GIVEN INSTRUCTION
Write out every line below that includes the word "code".
↓
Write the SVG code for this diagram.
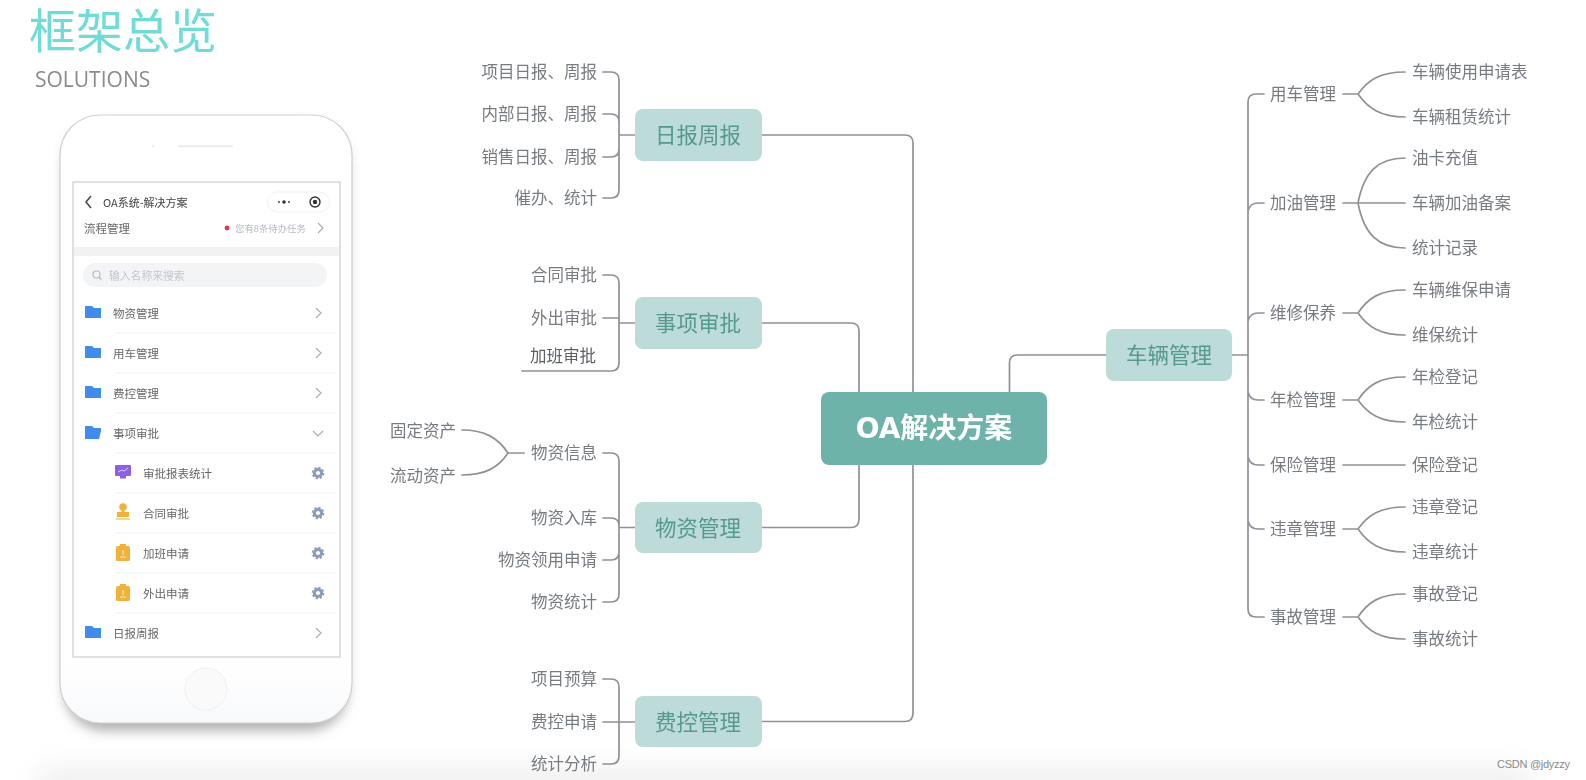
<svg xmlns="http://www.w3.org/2000/svg" width="1586" height="780" viewBox="0 0 1586 780">
<style>
text{font-family:"Noto Sans CJK SC","Noto Sans",sans-serif;dominant-baseline:central}
.leaf{font-size:16.5px;fill:#777b81}
.r{text-anchor:end}
.branch{font-size:21.500px;fill:#55998f;text-anchor:middle}
.bbox{fill:#bddbd8}
.con{fill:none;stroke:#8e9196;stroke-width:1.7;stroke-linecap:round}
.row{font-size:11.500px;fill:#666}
.sep{stroke:#f1f2f3;stroke-width:1}
.chev{fill:none;stroke:#a9adb3;stroke-width:1.2}
.soft{filter:url(#soft)}
</style>
<defs>
<filter id="soft" x="-5%" y="-5%" width="110%" height="110%"><feGaussianBlur stdDeviation="0.6"/></filter>
<filter id="band" x="-10%" y="-200%" width="120%" height="500%"><feGaussianBlur stdDeviation="14"/></filter>
<filter id="shadow" x="-20%" y="-20%" width="140%" height="140%"><feGaussianBlur stdDeviation="6"/></filter>
<linearGradient id="body" x1="0" y1="0" x2="0" y2="1"><stop offset="0.9" stop-color="#ffffff"/><stop offset="1" stop-color="#f8f9fb"/></linearGradient>
<g id="folder"><path d="M85 306h7l2 2h7v10h-16z" fill="#3f8ceb"/></g>
<g id="chevron"><path d="M0 -5L5 0L0 5" class="chev"/></g>
<g id="gear"><circle r="3.600" fill="none" stroke="#8a9cbb" stroke-width="3"/><circle r="5.400" fill="none" stroke="#8a9cbb" stroke-width="1.800" stroke-dasharray="2.200 2"/></g>
<g id="clip"><rect x="116" y="-7" width="14" height="15" rx="1.500" fill="#efb23c"/><rect x="120" y="-9" width="6" height="3" fill="#efb23c"/><path d="M120 4h6M123 -3v5" stroke="#fbe6b8" stroke-width="1"/></g>
</defs>

<rect x="40" y="768" width="1490" height="50" fill="#efefef" filter="url(#band)"/>

<g id="title" class="soft">
<text x="29" y="48" font-size="47" fill="#6fdcd5" style="font-family:'Liberation Sans','Noto Sans CJK SC',sans-serif;dominant-baseline:auto">框架总览</text>
<text x="35" y="78.500" font-size="21" fill="#8b8b8b" style="font-family:'Open Sans',sans-serif">SOLUTIONS</text>
</g>

<g id="phone" class="soft">
<rect x="64" y="124" width="284" height="607" rx="40" fill="#9a9a9a" filter="url(#shadow)" opacity="0.75"/>
<rect x="60" y="115" width="292" height="608" rx="40" fill="url(#body)" stroke="#cfcfcf" stroke-width="1.200"/>
<circle cx="153" cy="146" r="1.300" fill="#eceff1"/>
<rect x="178" y="145" width="55" height="2.400" rx="1" fill="#eaf0f1"/>
<rect x="73" y="182" width="267" height="475" fill="#fff" stroke="#c9cdcd" stroke-width="1.200"/>
<circle cx="206" cy="689" r="21" fill="#fafafb" stroke="#f0f0f1"/>
<path d="M91 196L86 202L91 208" fill="none" stroke="#444" stroke-width="1.500"/>
<text x="103" y="201.500" font-size="11" fill="#444">OA系统-解决方案</text>
<rect x="267.500" y="192" width="62" height="20" rx="10" fill="#fff" stroke="#f1f1f1"/>
<circle cx="284" cy="202" r="1.800" fill="#333"/><circle cx="279" cy="202" r="0.900" fill="#333"/><circle cx="289" cy="202" r="0.900" fill="#333"/>
<circle cx="315" cy="202" r="5" fill="none" stroke="#333" stroke-width="1.400"/><circle cx="315" cy="202" r="2.200" fill="#333"/>
<text x="84" y="228" font-size="11.500" fill="#666">流程管理</text>
<circle cx="227" cy="228" r="2.400" fill="#d8413d"/>
<text x="235" y="228" font-size="9.400" fill="#b5b9bf">您有8条待办任务</text>
<use href="#chevron" x="318" y="228"/>
<rect x="74" y="247" width="265" height="9" fill="#f2f2f2"/>
<rect x="83" y="263" width="244" height="24" rx="12" fill="#f3f4f5"/>
<circle cx="96.500" cy="274.500" r="3.500" fill="none" stroke="#b5bcc8" stroke-width="1.200"/><path d="M99 277l2.500 2.500" stroke="#b5bcc8" stroke-width="1.200"/>
<text x="109" y="275" font-size="10.800" fill="#c0c6d3">输入名称来搜索</text>

<use href="#folder"/><text x="113" y="313" class="row">物资管理</text><use href="#chevron" x="316" y="313"/>
<line x1="114" y1="333" x2="336" y2="333" class="sep"/>
<use href="#folder" y="40"/><text x="113" y="353" class="row">用车管理</text><use href="#chevron" x="316" y="353"/>
<line x1="114" y1="373" x2="336" y2="373" class="sep"/>
<use href="#folder" y="80"/><text x="113" y="393" class="row">费控管理</text><use href="#chevron" x="316" y="393"/>
<line x1="114" y1="413" x2="336" y2="413" class="sep"/>
<path d="M85 426h7l2 2h7v3l-2 8h-14z" fill="#3f8ceb"/><text x="113" y="433" class="row">事项审批</text>
<path d="M313 431l5 5l5 -5" class="chev"/>
<line x1="114" y1="453" x2="336" y2="453" class="sep"/>
<rect x="115" y="465" width="16" height="11" rx="1" fill="#8b61e6"/><rect x="120" y="476" width="6" height="2.500" fill="#8b61e6"/><path d="M118 472l4 -2l2 1l4 -3" stroke="#d9ccf8" fill="none"/>
<text x="143" y="473" class="row">审批报表统计</text><use href="#gear" x="318" y="473"/>
<line x1="114" y1="493" x2="336" y2="493" class="sep"/>
<circle cx="123" cy="507" r="3.800" fill="#efb23c"/><path d="M121.500 509h3v3h4.500v5h-12v-5h4.500z" fill="#efb23c"/><rect x="116" y="518" width="14" height="2" fill="#f6d690"/>
<text x="143" y="513" class="row">合同审批</text><use href="#gear" x="318" y="513"/>
<line x1="114" y1="533" x2="336" y2="533" class="sep"/>
<use href="#clip" y="553"/><text x="143" y="553" class="row">加班申请</text><use href="#gear" x="318" y="553"/>
<line x1="114" y1="573" x2="336" y2="573" class="sep"/>
<use href="#clip" y="593"/><text x="143" y="593" class="row">外出申请</text><use href="#gear" x="318" y="593"/>
<line x1="114" y1="613" x2="336" y2="613" class="sep"/>
<use href="#folder" y="320"/><text x="113" y="633" class="row">日报周报</text><use href="#chevron" x="316" y="633"/>
</g>

<g id="connectors" class="soft">
<path class="con" d="M762 135H905Q913 135 913 143V392M913 465V713Q913 721.500 905 721.500H762"/>
<path class="con" d="M762 323H851Q859 323 859 331V392M859 465V519Q859 527.500 851 527.500H762"/>
<path class="con" d="M1009.500 392V363Q1009.500 355 1017.500 355H1106"/>
<path class="con" d="M603 72H611Q619 72 619 80V190Q619 198 611 198H603M603 114H611Q619 114 619 122M603 157H611Q619 157 619 149M619 135H635"/>
<path class="con" d="M603 275H611Q619 275 619 283V363Q619 371 611 371H522M603 318H619M619 323H635"/>
<path class="con" d="M603 453H611Q619 453 619 461V594Q619 602 611 602H603M603 518H611Q619 518 619 526M603 560H611Q619 560 619 552M619 527.500H635"/>
<path class="con" d="M462 430C485 430 498 438 508 453C498 468 485 475 462 475M508 453H524"/>
<path class="con" d="M603 679H611Q619 679 619 687V756Q619 764 611 764H603M603 722H635"/>
<path class="con" d="M1232 355H1248M1264 94H1256Q1248 94 1248 102V609Q1248 617 1256 617H1264M1264 203H1258Q1250 203 1248 211M1264 313H1258Q1250 313 1248 321M1264 400H1258Q1250 400 1248 392M1264 465H1258Q1250 465 1248 457M1264 529H1258Q1250 529 1248 521"/>
<path class="con" d="M1343 94H1358M1405 72C1380 72 1368 80 1358 94C1368 108 1380 117 1405 117"/>
<path class="con" d="M1343 203H1405M1405 158C1378 158 1364 172 1358 203C1364 234 1378 248 1405 248"/>
<path class="con" d="M1343 313H1358M1405 290C1380 290 1368 298 1358 313C1368 327 1380 335 1405 335"/>
<path class="con" d="M1343 400H1358M1405 377C1380 377 1368 385 1358 400C1368 414 1380 422 1405 422"/>
<path class="con" d="M1343 465H1405"/>
<path class="con" d="M1343 529H1358M1405 507C1380 507 1368 515 1358 529C1368 543 1380 552 1405 552"/>
<path class="con" d="M1343 617H1358M1405 594C1380 594 1368 602 1358 617C1368 631 1380 639 1405 639"/>
</g>

<g class="soft">
<g id="root"><rect x="821" y="392" width="226" height="73" rx="8" fill="#6db3a9"/><text x="934" y="428" font-size="28" font-weight="700" fill="#fff" text-anchor="middle" style="font-family:'DejaVu Sans','Noto Sans CJK SC',sans-serif">OA解决方案</text></g>
<g id="n-daily"><rect class="bbox" x="635" y="109" width="127" height="52" rx="8"/><text class="branch" x="698" y="133.500">日报周报</text></g>
<g id="n-approval"><rect class="bbox" x="635" y="297" width="127" height="52" rx="8"/><text class="branch" x="698" y="321.500">事项审批</text></g>
<g id="n-material"><rect class="bbox" x="635" y="502" width="127" height="51" rx="8"/><text class="branch" x="698" y="526">物资管理</text></g>
<g id="n-cost"><rect class="bbox" x="635" y="696" width="127" height="51" rx="8"/><text class="branch" x="698" y="720">费控管理</text></g>
<g id="n-vehicle"><rect class="bbox" x="1106" y="329" width="126" height="52" rx="8"/><text class="branch" x="1169" y="353.500">车辆管理</text></g>

<g transform="translate(0,-1)">
<g id="l1"><text class="leaf r" x="597" y="72">项目日报、周报</text></g>
<g id="l2"><text class="leaf r" x="597" y="114">内部日报、周报</text></g>
<g id="l3"><text class="leaf r" x="597" y="157">销售日报、周报</text></g>
<g id="l4"><text class="leaf r" x="597" y="198">催办、统计</text></g>
<g id="l5"><text class="leaf r" x="597" y="275">合同审批</text></g>
<g id="l6"><text class="leaf r" x="597" y="318">外出审批</text></g>
<g id="l7"><text class="leaf r" x="596" y="356" style="fill:#5c5f63">加班审批</text></g>
<g id="l8"><text class="leaf r" x="597" y="453">物资信息</text></g>
<g id="l9"><text class="leaf r" x="456" y="431">固定资产</text></g>
<g id="l10"><text class="leaf r" x="456" y="476">流动资产</text></g>
<g id="l11"><text class="leaf r" x="597" y="518">物资入库</text></g>
<g id="l12"><text class="leaf r" x="597" y="560">物资领用申请</text></g>
<g id="l13"><text class="leaf r" x="597" y="602">物资统计</text></g>
<g id="l14"><text class="leaf r" x="597" y="679">项目预算</text></g>
<g id="l15"><text class="leaf r" x="597" y="722">费控申请</text></g>
<g id="l16"><text class="leaf r" x="597" y="764">统计分析</text></g>

<g id="m1"><text class="leaf" x="1270" y="94">用车管理</text></g>
<g id="m2"><text class="leaf" x="1270" y="203">加油管理</text></g>
<g id="m3"><text class="leaf" x="1270" y="313">维修保养</text></g>
<g id="m4"><text class="leaf" x="1270" y="400">年检管理</text></g>
<g id="m5"><text class="leaf" x="1270" y="465">保险管理</text></g>
<g id="m6"><text class="leaf" x="1270" y="529">违章管理</text></g>
<g id="m7"><text class="leaf" x="1270" y="617">事故管理</text></g>

<g id="r1"><text class="leaf" x="1412" y="72">车辆使用申请表</text></g>
<g id="r2"><text class="leaf" x="1412" y="117">车辆租赁统计</text></g>
<g id="r3"><text class="leaf" x="1412" y="158">油卡充值</text></g>
<g id="r4"><text class="leaf" x="1412" y="203">车辆加油备案</text></g>
<g id="r5"><text class="leaf" x="1412" y="248">统计记录</text></g>
<g id="r6"><text class="leaf" x="1412" y="290">车辆维保申请</text></g>
<g id="r7"><text class="leaf" x="1412" y="335">维保统计</text></g>
<g id="r8"><text class="leaf" x="1412" y="377">年检登记</text></g>
<g id="r9"><text class="leaf" x="1412" y="422">年检统计</text></g>
<g id="r10"><text class="leaf" x="1412" y="465">保险登记</text></g>
<g id="r11"><text class="leaf" x="1412" y="507">违章登记</text></g>
<g id="r12"><text class="leaf" x="1412" y="552">违章统计</text></g>
<g id="r13"><text class="leaf" x="1412" y="594">事故登记</text></g>
<g id="r14"><text class="leaf" x="1412" y="639">事故统计</text></g>
</g>
</g>

<text x="1497" y="764" font-size="11" fill="#8a8a8a" style="font-family:'Liberation Sans',sans-serif" textLength="73">CSDN @jdyzzy</text>
</svg>
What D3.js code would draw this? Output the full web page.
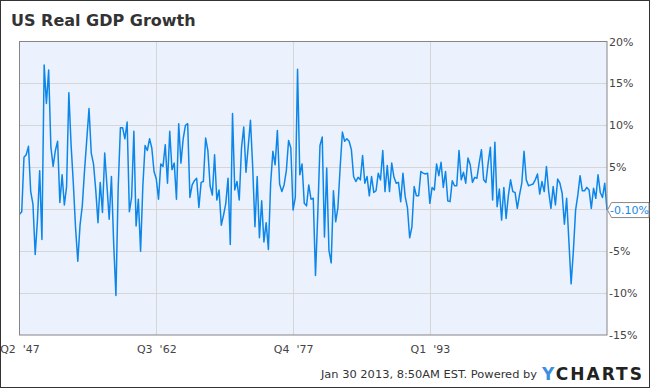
<!DOCTYPE html>
<html lang="en">
<head>
  <meta charset="UTF-8">
  <title>US Real GDP Growth</title>
  <script src="https://d3js.org/d3.v7.min.js"></script>
  <style>
    body { margin: 0; font-family: "DejaVu Sans", sans-serif; background: #fff; }
    .axis text { font-family: "DejaVu Sans", sans-serif; font-size: 11px; fill: #444; white-space: pre; }
    .axis path, .axis line { display: none; }
    .grid line { stroke: #d6d6d6; stroke-width: 1; }
  </style>
</head>
<body>
  <svg id="chart" width="650" height="388"></svg>

  <script>
    // quarterly real GDP growth, annualised %, Q2 1947 .. Q4 2012
    const gdpGrowth = [
      -0.6, -0.3, 6.2,
      6.5, 7.5, 2.1, 0.6,      // 1948
      -5.4, -1.3, 4.6, -3.6,   // 1949
      17.2, 12.6, 16.6, 7.4,   // 1950
      5.1, 7.0, 8.1, 0.8,      // 1951
      4.1, 0.5, 2.7, 13.9,     // 1952
      7.7, 3.1, -2.2, -6.2,    // 1953
      -1.9, 0.4, 4.6, 8.3,     // 1954
      12.0, 6.7, 5.4, 2.3,     // 1955
      -1.6, 3.2, -0.4, 6.7,    // 1956
      2.8, -1.2, 3.9, -4.1,    // 1957
      -10.3, 2.5, 9.7, 9.7,    // 1958
      8.4, 10.4, -0.3, 1.4,    // 1959
      9.3, -2.0, 1.2, -5.0,    // 1960
      2.7, 7.6, 7.0, 8.4,      // 1961
      7.3, 4.5, 3.6, 1.2,      // 1962
      5.4, 5.1, 7.7, 3.1,      // 1963
      9.3, 4.7, 5.5, 1.2,      // 1964
      10.2, 5.5, 8.4, 10.0,    // 1965
      10.2, 1.4, 2.9, 3.4,     // 1966
      3.7, 0.2, 3.2, 3.3,      // 1967
      8.5, 7.0, 2.8, 1.7,      // 1968
      6.5, 1.1, 2.3, -1.9,     // 1969
      -0.7, 0.7, 3.7, -4.2,    // 1970
      11.4, 2.3, 3.3, 1.1,     // 1971
      7.3, 9.8, 4.4, 7.5,      // 1972
      10.6, 5.0, -2.1, 3.9,    // 1973
      -3.4, 1.0, -3.9, -1.6,   // 1974
      -4.8, 3.1, 6.9, 5.3,     // 1975
      9.4, 3.0, 2.1, 2.9,      // 1976
      4.6, 8.2, 7.3, -0.1,     // 1977
      1.4, 16.7, 4.1, 5.4,     // 1978
      0.7, 0.4, 2.9, 1.2,      // 1979
      1.3, -7.9, -0.7, 7.6,    // 1980
      8.6, -3.3, 4.9, -4.9,    // 1981
      -6.4, 2.2, -1.5, 0.2,    // 1982
      5.0, 9.2, 8.1, 8.4,      // 1983
      8.1, 7.1, 3.9, 3.3,      // 1984
      3.8, 3.5, 6.4, 3.1,      // 1985
      3.9, 1.6, 3.9, 2.0,      // 1986
      2.2, 4.3, 3.5, 7.0,      // 1987
      2.1, 5.2, 2.1, 5.5,      // 1988
      3.8, 3.1, 3.2, 0.9,      // 1989
      4.3, 1.5, 0.2, -3.4,     // 1990
      -2.1, 2.7, 1.6, 1.6,     // 1991
      4.5, 4.3, 4.2, 4.3,      // 1992
      0.7, 2.6, 2.3, 5.4,      // 1993
      4.0, 5.6, 2.6, 4.5,      // 1994
      1.0, 0.9, 3.4, 2.8,      // 1995
      2.8, 7.0, 3.5, 4.4,      // 1996
      3.1, 6.1, 5.3, 3.2,      // 1997
      3.8, 3.7, 5.5, 7.1,      // 1998
      3.5, 3.2, 5.5, 7.4,      // 1999
      1.1, 8.0, 0.3, 2.4,      // 2000
      -1.3, 2.6, -1.1, 1.6,    // 2001
      3.5, 2.1, 2.0, 0.1,      // 2002
      1.7, 3.1, 6.9, 3.5,      // 2003
      2.8, 2.9, 3.0, 3.5,      // 2004
      4.2, 1.8, 3.3, 2.1,      // 2005
      5.1, 2.1, 0.1, 2.7,      // 2006
      0.5, 3.6, 3.1, 1.9,      // 2007
      -1.8, 1.3, -3.8, -8.9,   // 2008
      -5.0, -0.1, 1.7, 4.0,    // 2009
      2.2, 2.2, 2.6, 2.3,      // 2010
      0.1, 2.5, 1.3, 4.1,      // 2011
      2.0, 1.4, 3.1, -0.1      // 2012
    ];

    // x ticks: quarter index from Q2 '47, and their labels
    const xTickIndex = [0, 61, 122, 183];
    const xTickLabels = ["Q2  '47", "Q3  '62", "Q4  '77", "Q1  '93"];
    const yTicks = [-15, -10, -5, 0, 5, 10, 15, 20];

    const svg = d3.select("#chart");
    const W = 650, H = 388;
    const plot = { left: 19.5, top: 41.5, right: 607, bottom: 335 };

    const x = d3.scaleLinear().domain([0, gdpGrowth.length - 1]).range([plot.left, plot.right]);
    const y = d3.scaleLinear().domain([-15, 20]).range([plot.bottom, plot.top]);

    // outer frame
    svg.append("rect")
       .attr("x", 0.5).attr("y", 0.5).attr("width", W - 1).attr("height", H - 1)
       .attr("fill", "#fff").attr("stroke", "#333");

    svg.append("text")
       .attr("x", 11).attr("y", 26)
       .attr("font-size", "16px").attr("font-weight", "bold").attr("fill", "#333")
       .text("US Real GDP Growth");

    // plot background
    svg.append("rect")
       .attr("x", plot.left).attr("y", plot.top)
       .attr("width", plot.right - plot.left).attr("height", plot.bottom - plot.top)
       .attr("fill", "#ebf2fd");

    // grid
    const grid = svg.append("g").attr("class", "grid");
    grid.selectAll(".h").data(yTicks.slice(1, -1)).enter().append("line")
        .attr("x1", plot.left).attr("x2", plot.right)
        .attr("y1", d => Math.round(y(d)) + 0.5).attr("y2", d => Math.round(y(d)) + 0.5);
    grid.selectAll(".v").data(xTickIndex.slice(1)).enter().append("line")
        .attr("y1", plot.top).attr("y2", plot.bottom)
        .attr("x1", d => Math.round(x(d)) + 0.5).attr("x2", d => Math.round(x(d)) + 0.5);

    // the series
    const line = d3.line().x((d, i) => x(i)).y(d => y(d));
    svg.append("path")
       .datum(gdpGrowth)
       .attr("d", line)
       .attr("fill", "none")
       .attr("stroke", "#0d86e9")
       .attr("stroke-width", 1.5)
       .attr("stroke-linejoin", "round");

    // plot border
    svg.append("rect")
       .attr("x", plot.left).attr("y", plot.top)
       .attr("width", plot.right - plot.left).attr("height", plot.bottom - plot.top)
       .attr("fill", "none").attr("stroke", "#858585");

    // right axis (0% sits under the last-value callout, so it is not labelled)
    svg.append("g")
       .attr("class", "axis")
       .attr("transform", `translate(${plot.right},0)`)
       .call(d3.axisRight(y).tickValues(yTicks.filter(d => d !== 0))
                .tickSize(0).tickPadding(2).tickFormat(d => d + "%"));

    // bottom axis
    svg.append("g")
       .attr("class", "axis")
       .attr("transform", `translate(0,${plot.bottom})`)
       .call(d3.axisBottom(x).tickValues(xTickIndex).tickSize(0).tickPadding(10)
                .tickFormat((d, i) => xTickLabels[i]));

    // last value callout
    const last = gdpGrowth[gdpGrowth.length - 1];
    const ly = y(last);
    svg.append("path")
       .attr("d", `M${plot.right + 0.5},${ly} L${plot.right + 4.5},${ly - 7.5} H649 V${ly + 7.5} H${plot.right + 4.5} Z`)
       .attr("fill", "#fff").attr("stroke", "#888");
    svg.append("text")
       .attr("x", plot.right + 3).attr("y", ly).attr("dy", "0.35em")
       .attr("font-size", "11px").attr("fill", "#1a88e6")
       .text(last.toFixed(2) + "%");

    // footer
    svg.append("text")
       .attr("x", 537).attr("y", 378).attr("text-anchor", "end")
       .attr("font-size", "11px").attr("fill", "#333")
       .attr("textLength", 216).attr("lengthAdjust", "spacingAndGlyphs")
       .text("Jan 30 2013, 8:50AM EST. Powered by");
    const logo = svg.append("text")
       .attr("x", 542).attr("y", 380)
       .attr("font-size", "17px").attr("font-weight", "bold")
       .attr("textLength", 100).attr("lengthAdjust", "spacing");
    logo.append("tspan").attr("fill", "#3b8fe2").text("Y");
    logo.append("tspan").attr("fill", "#222").text("CHARTS");
  </script>
</body>
</html>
↑
RESPONSE
Write the SVG code for this diagram.
What D3.js code would draw this? Output the full web page.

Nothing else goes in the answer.